Zaib Shaikh, actor, writer, director (born at Toronto, Ont 1974). Zaib Shaikh was educated in theatre and drama at the University of Toronto - Mississauga and the Sheridan College Institute of Advanced Learning, and holds a Master of Fine Arts (2002) from the University of British Columbia. Shaikh is of Pakistani descent yet has not been typecast into the shallow ethnic stereotypes common in North American pop culture.
His early roles came in the form of a recurring character named Jayesh on the short-lived though surprisingly entertaining nighttime soap opera Metropia, and that of city councillor Shakil Khan on the revamped Da Vinci's City Hall. It was in 2007 with the phenomenally popular CBC comedy Little Mosque on the Prairie that he received international recognition. The series, which broke audience records soon after its premiere, was a sweetly contentious portrayal of Muslim inhabitants of a fictional Saskatchewan town who establish a mosque in the rented parish hall of the local Anglican church. Shaikh played Amaar Rashid, a big-city lawyer who abruptly switches careers and lifestyles to become the mosque's new imam. Shaikh brought a fierce intelligence and flustered naiveté to a role that had no precedent within Canada or Hollywood. He won the 2008 Leo Award for best performance in a comedy series for Little Mosque.

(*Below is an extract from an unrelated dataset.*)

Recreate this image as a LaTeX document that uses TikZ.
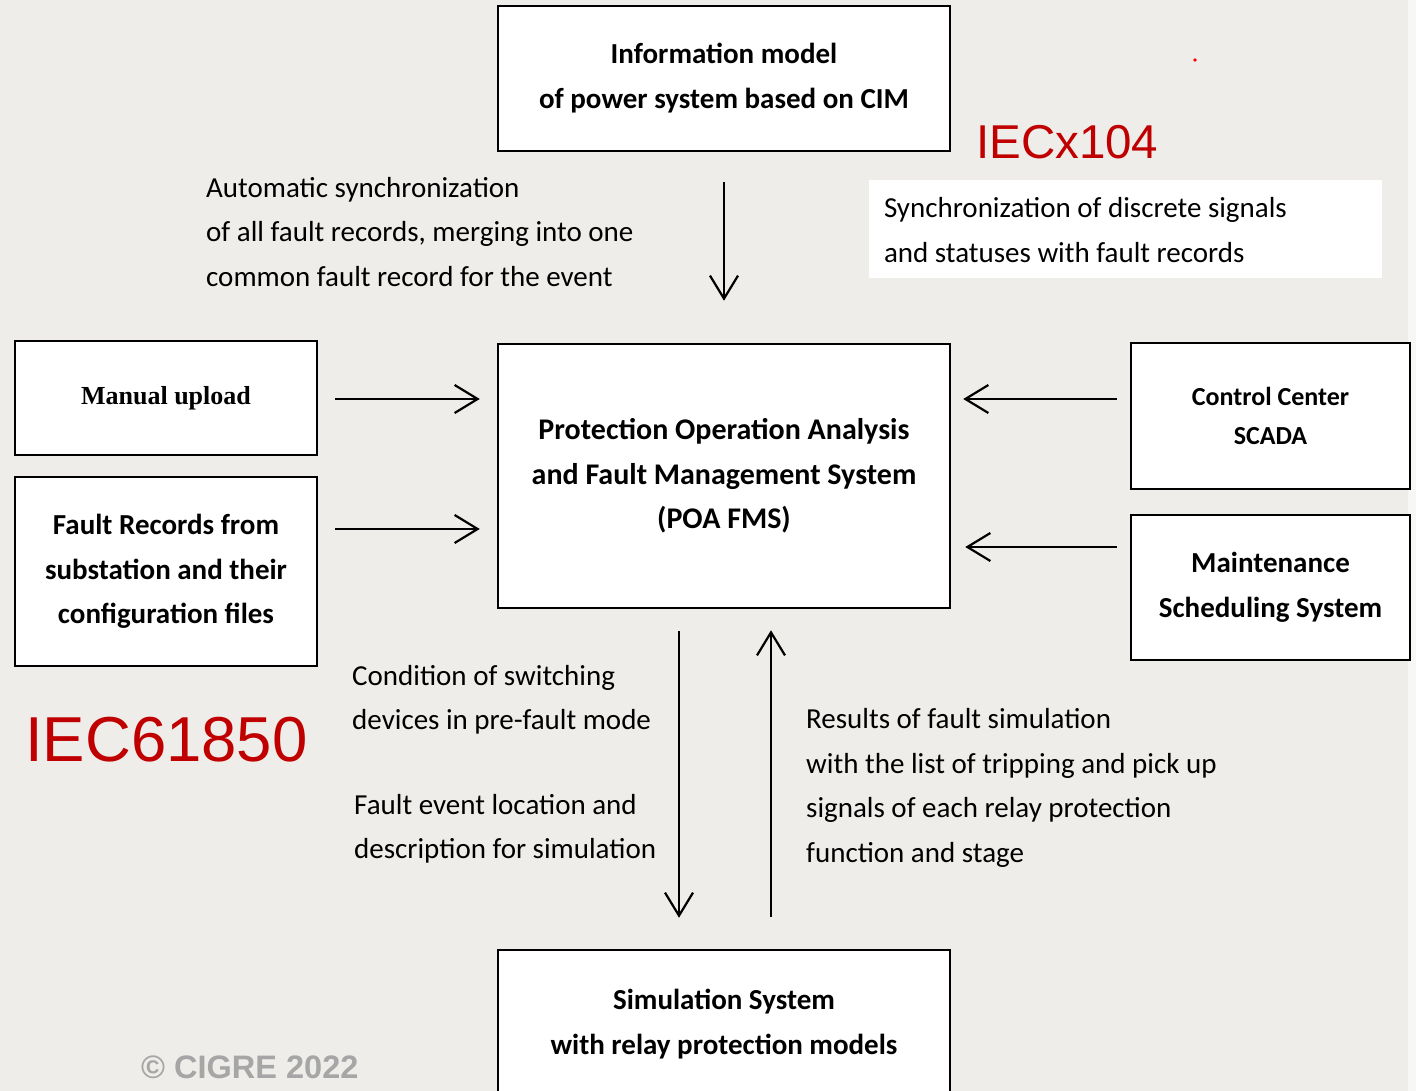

He appeared as Nadir, a naïve and charming poet in Deepa Mehta's adaptation of Salman Rushdie's novel Midnight's Children. The film debuted at the 2012 Toronto International Film Festival, was a smash hit on the international festival circuit, and saw a wide release around the world.
Shaikh has worked extensively within the theatre world as well and is known to devotees of the Canadian Stage Company, the National Arts Centre and the Stratford Festival. He co-founded the Whistler Theatre Project in the ski resort town of Whistler, BC, in 2006 and is committed to making a lasting contribution to Canadian drama.